CVS stock would fit these criteria, making it a top dividend growth stock. The dividend has seen an increase every year since 2004, totaling growth of 1,840%. The dividend is reviewed annually in December, with last month seeing the streak continue with a hike of 17%.
The payout ratio is also important when it comes to future dividend growth. This ratio is calculated by taking the current dividend payment and dividing it by the earnings of the company. For CVS stock, the payout ratio is currently 34%, meaning the dividend could increase in the future.
Management has taken advantage of the modest payout ratio by buying back shares. There is currently a $15.0-billion share repurchase program in the wings, which will begin following the completion of the current program, which still has $3.7 billion worth of shares to go. This combined $18.7 billion in shares will account for approximately 21% of the business’s market cap. (Source: “CVS Health Reports Third Quarter Results,” CVS Health Corp, November 8, 2016.)
From a shareholder’s perspective, buybacks are a major positive because they incite continued buying of the company’s shares. This will give support to the share price and, if for some reason the share price were to drop further, the company, believing its shares to be undervalued, could buy back more to take advantage of the lower market price.
Valuation
CVS stock is currently trading at $83.40 and is offering a current dividend yield of 2.4%.
The stock has a price-to-earnings (P/E) ratio of 17.77 times, which is much lower than the S&P 500 index’s ratio of 25.41 times.
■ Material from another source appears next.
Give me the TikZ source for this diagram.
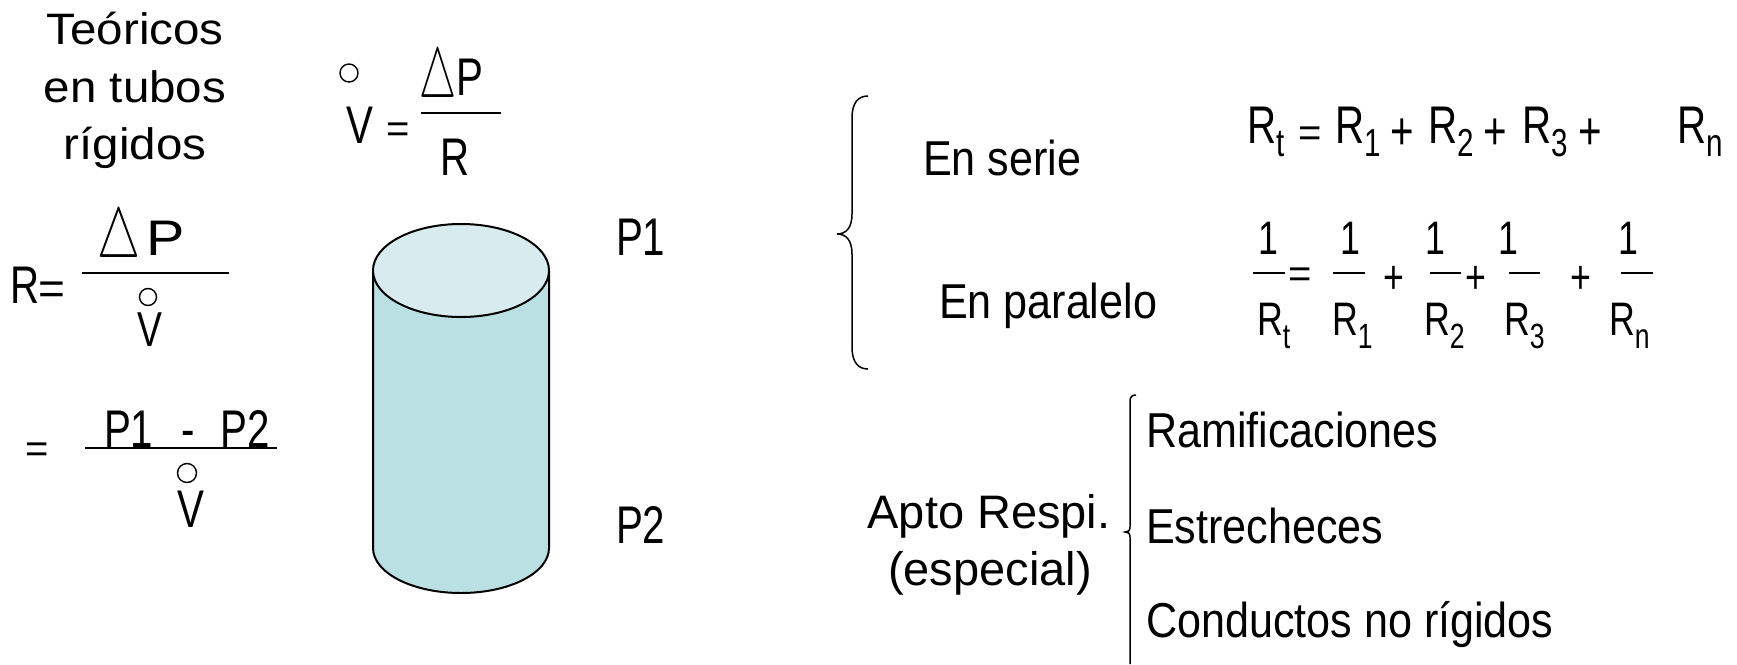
\documentclass[tikz,border=0pt]{standalone}
\usepackage{fontspec}
\setmainfont{Liberation Sans}
\newfontfamily\titlef{Liberation Sans}[FakeStretch=1.08]
\newfontfamily\regf{Liberation Sans}
\newfontfamily\condf{Liberation Sans}[FakeStretch=0.88]
\newfontfamily\formf{Liberation Sans}[FakeStretch=0.76]
\newfontfamily\widef{Liberation Sans}[FakeStretch=1.15]

\definecolor{tubebody}{RGB}{187,224,228}
\definecolor{tubetop}{RGB}{216,236,239}

% font size in px-like points
\newcommand{\fs}[1]{\fontsize{#1}{#1}\selectfont}
% R with a lowered subscript: #1 subscript size, #2 subscript
\newcommand{\Rsub}[2]{R\raisebox{-13pt}{\fs{#1}#2}}
% open triangle used as Delta
\newcommand{\Dlt}[2]{\resizebox{#1}{#2}{$\triangle$}}

\tikzset{
  lbl/.style={inner sep=0pt, outer sep=0pt, anchor=base west},
  ttl/.style={inner sep=0pt, outer sep=0pt, anchor=base, font={\titlef\fs{44}}},
  fm/.style={lbl, font={\formf\fs{53}}},
  fmc/.style={inner sep=0pt, outer sep=0pt, anchor=base, font={\formf\fs{53}}},
  fmp/.style={lbl, font={\formf\fs{47}}},
  fmpc/.style={inner sep=0pt, outer sep=0pt, anchor=base, font={\formf\fs{47}}},
  eqs/.style={inner sep=0pt, outer sep=0pt, anchor=base, font={\regf\fs{40}}},
  cond/.style={lbl, font={\condf\fs{49}}},
  apto/.style={inner sep=0pt, outer sep=0pt, anchor=base, font={\regf\fs{47}}},
  fracbar/.style={line width=1.6pt},
  dotc/.style={circle, draw, line width=1.4pt, minimum size=18pt, inner sep=0pt},
  brk/.style={line width=1.5pt},
  tube/.style={line width=2pt}
}

\begin{document}
\begin{tikzpicture}[x=1pt, y=-1pt]
\useasboundingbox (0,0) rectangle (1737,664);

% heading
\node[ttl] (t1) at (135,44)  {Teóricos};
\node[ttl] (t2) at (135,102) {en tubos};
\node[ttl] (t3) at (135,159) {rígidos};

% flow: V = Delta P / R
\node[dotc] (vd1) at (349,73) {};
\node[fm] (v1) at (346,143) {V};
\node[eqs] (eq1) at (398,142.5) {=};
\node[lbl] (d1) at (419,97) {\Dlt{37pt}{49pt}};
\node[fm] (p1) at (456,95) {P};
\coordinate (fb1a) at (421,113);
\coordinate (fb1b) at (501,113);
\draw[fracbar] (fb1a) -- (fb1b);
\node[fm] (r1) at (440,175) {R};

% resistance: R = Delta P / V
\node[fm] (r2) at (10,303) {R};
\node[inner sep=0pt, anchor=base, font={\regf\fs{46}}] (eq2) at (51.5,304) {=};
\node[lbl] (d2) at (97,257) {\Dlt{43pt}{49pt}};
\node[lbl, font={\widef\fs{50}}] (p2) at (146,255) {P};
\coordinate (fb2a) at (82,273);
\coordinate (fb2b) at (229,273);
\draw[fracbar] (fb2a) -- (fb2b);
\node[dotc, minimum size=17pt] (vd2) at (148,297) {};
\node[font={\formf\fs{49}}, lbl] (v2) at (137,346) {V};

% = (P1 - P2) / V
\node[eqs] (eq3) at (37,462.5) {=};
\node[fm] (pp) at (104,447) {P1\hspace{28pt}-\hspace{26pt}P2};
\coordinate (fb3a) at (85,448);
\coordinate (fb3b) at (277,448);
\draw[line width=1.8pt] (fb3a) -- (fb3b);
\node[dotc, minimum size=19pt] (vd3) at (187,473) {};
\node[fm] (v3) at (177,527) {V};

% tube
\fill[tubebody] (373,270.5) -- (373,548)
  arc[start angle=180, end angle=0, x radius=88, y radius=45] -- (549,270.5) -- cycle;
\draw[tube] (373,270.5) -- (373,548)
  arc[start angle=180, end angle=0, x radius=88, y radius=45] -- (549,270.5);
\filldraw[tube, fill=tubetop] (461,270.5) ellipse[x radius=88, y radius=46.5];

\node[fm] (pa) at (616,255) {P1};
\node[fm] (pb) at (616,543) {P2};

% curly brace
\draw[brk] (868,96) .. controls (858,96) and (852,103) .. (852,118)
  -- (852,214) .. controls (852,228) and (846,234) .. (837,234)
  .. controls (846,234) and (852,240) .. (852,254)
  -- (852,347) .. controls (852,362) and (858,369) .. (868,369);

\node[cond] (ser) at (923,175) {En serie};
\node[cond] (par) at (939,318) {En paralelo};

% series
\node[fm] (s1) at (1247,143) {\Rsub{39}{t}};
\node[eqs] (s2) at (1310,146) {=};
\node[fm] (s3) at (1335,143) {\Rsub{39}{1}};
\node[fmc] (s4) at (1402.5,149) {+};
\node[fm] (s5) at (1428,143) {\Rsub{39}{2}};
\node[fmc] (s6) at (1495.5,149) {+};
\node[fm] (s7) at (1522,143) {\Rsub{39}{3}};
\node[fmc] (s8) at (1590.5,149) {+};
\node[fm] (s9) at (1677,143) {\Rsub{39}{n}};

% parallel
\node[fmpc] (n1) at (1268,254) {1};
\node[fmpc] (n2) at (1350,254) {1};
\node[fmpc] (n3) at (1435,254) {1};
\node[fmpc] (n4) at (1508,254) {1};
\node[fmpc] (n5) at (1628,254) {1};
\coordinate (b1a) at (1253,273); \coordinate (b1b) at (1285,273);
\coordinate (b2a) at (1333,273); \coordinate (b2b) at (1365,273);
\coordinate (b3a) at (1430,273); \coordinate (b3b) at (1461,273);
\coordinate (b4a) at (1509,273); \coordinate (b4b) at (1540,273);
\coordinate (b5a) at (1621,273); \coordinate (b5b) at (1653,273);
\draw[fracbar] (b1a) -- (b1b);
\draw[fracbar] (b2a) -- (b2b);
\draw[fracbar] (b3a) -- (b3b);
\draw[fracbar] (b4a) -- (b4b);
\draw[fracbar] (b5a) -- (b5b);
\node[eqs] (pe) at (1300,287.5) {=};
\node[fmpc] (pl1) at (1394,293) {+};
\node[fmpc] (pl2) at (1476,293) {+};
\node[fmpc] (pl3) at (1580.5,293) {+};
\node[fmp] (m1) at (1257,335) {\Rsub{35}{t}};
\node[fmp] (m2) at (1332,335) {\Rsub{35}{1}};
\node[fmp] (m3) at (1424,335) {\Rsub{35}{2}};
\node[fmp] (m4) at (1504,335) {\Rsub{35}{3}};
\node[fmp] (m5) at (1609,335) {\Rsub{35}{n}};

% respiratory tract
\node[apto] (ap1) at (989,528) {Apto Respi.};
\node[apto] (ap2) at (990,585) {(especial)};
\draw[brk] (1136,395) .. controls (1132,395) and (1130,397) .. (1130,401)
  -- (1130,527) .. controls (1130,531) and (1128,532) .. (1125,532)
  .. controls (1128,532) and (1130,533) .. (1130,537) -- (1130,664);
\node[cond] (l1) at (1146,447) {Ramificaciones};
\node[cond] (l2) at (1146,543) {Estrecheces};
\node[cond] (l3) at (1146,637) {Conductos no rígidos};
\end{tikzpicture}
\end{document}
This means CVS stock would be purchased at an approximate 30% discount.
The balance sheet for CVS does have debt on it. However, according to the company’s debt-to-capital ratio of 42%, this isn’t an issue. Only if this ratio is 50% or above is the company considered to have too much debt. Because CVS stock’s debt-to-capital ratio is below this threshold, it means the company is using the debt wisely to develop the business.
Another reason why you should consider investing in CVS stock is its the daily volatility, which is less than the overall market. On average, the stock should outperform the market on a down day.
Final Thoughts on CVS Stock
CVS stock would be considered a top dividend growth stock, if only because of the continued history of rewarding shareholders with a consistent dividend increase. The share buybacks are an additional bonus. In other words, the company is very shareholder-friendly.